THE TASK>
Copy exactly the lines from the start of the material through the line with "1.5, 1.0, 0.5];". Pictures stay out of the copy.
########################################
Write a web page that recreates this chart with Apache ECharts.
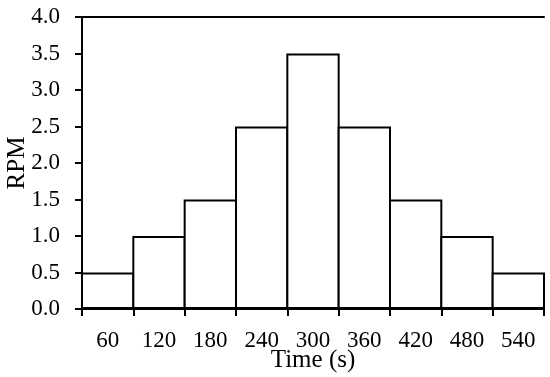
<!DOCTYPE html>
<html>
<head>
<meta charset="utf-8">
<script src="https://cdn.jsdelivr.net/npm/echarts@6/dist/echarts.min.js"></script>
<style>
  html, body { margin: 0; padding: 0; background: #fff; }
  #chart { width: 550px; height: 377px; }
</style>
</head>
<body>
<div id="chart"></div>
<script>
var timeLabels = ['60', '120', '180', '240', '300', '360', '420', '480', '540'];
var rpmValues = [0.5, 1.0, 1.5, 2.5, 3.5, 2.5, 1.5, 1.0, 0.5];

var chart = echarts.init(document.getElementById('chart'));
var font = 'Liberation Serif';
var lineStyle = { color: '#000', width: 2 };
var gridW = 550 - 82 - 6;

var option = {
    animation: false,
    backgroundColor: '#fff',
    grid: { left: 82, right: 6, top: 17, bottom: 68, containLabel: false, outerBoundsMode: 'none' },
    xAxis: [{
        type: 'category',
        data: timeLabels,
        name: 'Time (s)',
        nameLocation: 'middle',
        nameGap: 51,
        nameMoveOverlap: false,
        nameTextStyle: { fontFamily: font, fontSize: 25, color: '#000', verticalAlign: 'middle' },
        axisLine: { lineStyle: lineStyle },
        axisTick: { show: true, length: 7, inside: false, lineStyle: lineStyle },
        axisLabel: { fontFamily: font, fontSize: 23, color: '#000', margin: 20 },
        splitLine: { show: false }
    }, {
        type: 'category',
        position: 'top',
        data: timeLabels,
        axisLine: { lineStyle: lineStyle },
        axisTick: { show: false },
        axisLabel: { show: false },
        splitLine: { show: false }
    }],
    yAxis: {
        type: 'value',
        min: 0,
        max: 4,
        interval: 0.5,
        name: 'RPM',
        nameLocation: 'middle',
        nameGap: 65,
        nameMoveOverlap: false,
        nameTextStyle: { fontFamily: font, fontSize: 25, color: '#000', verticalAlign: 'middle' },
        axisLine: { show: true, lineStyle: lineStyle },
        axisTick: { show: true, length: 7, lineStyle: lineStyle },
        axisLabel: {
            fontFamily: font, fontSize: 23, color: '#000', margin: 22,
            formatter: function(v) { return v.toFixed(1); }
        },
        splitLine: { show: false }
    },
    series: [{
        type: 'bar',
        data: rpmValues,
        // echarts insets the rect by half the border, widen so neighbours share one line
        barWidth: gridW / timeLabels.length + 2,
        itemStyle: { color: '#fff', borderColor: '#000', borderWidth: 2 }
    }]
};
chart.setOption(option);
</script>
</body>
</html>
########################################
TASK RESPONSE>
Write a web page that recreates this chart with Apache ECharts.
<!DOCTYPE html>
<html>
<head>
<meta charset="utf-8">
<script src="https://cdn.jsdelivr.net/npm/echarts@6/dist/echarts.min.js"></script>
<style>
  html, body { margin: 0; padding: 0; background: #fff; }
  #chart { width: 550px; height: 377px; }
</style>
</head>
<body>
<div id="chart"></div>
<script>
var timeLabels = ['60', '120', '180', '240', '300', '360', '420', '480', '540'];
var rpmValues = [0.5, 1.0, 1.5, 2.5, 3.5, 2.5, 1.5, 1.0, 0.5];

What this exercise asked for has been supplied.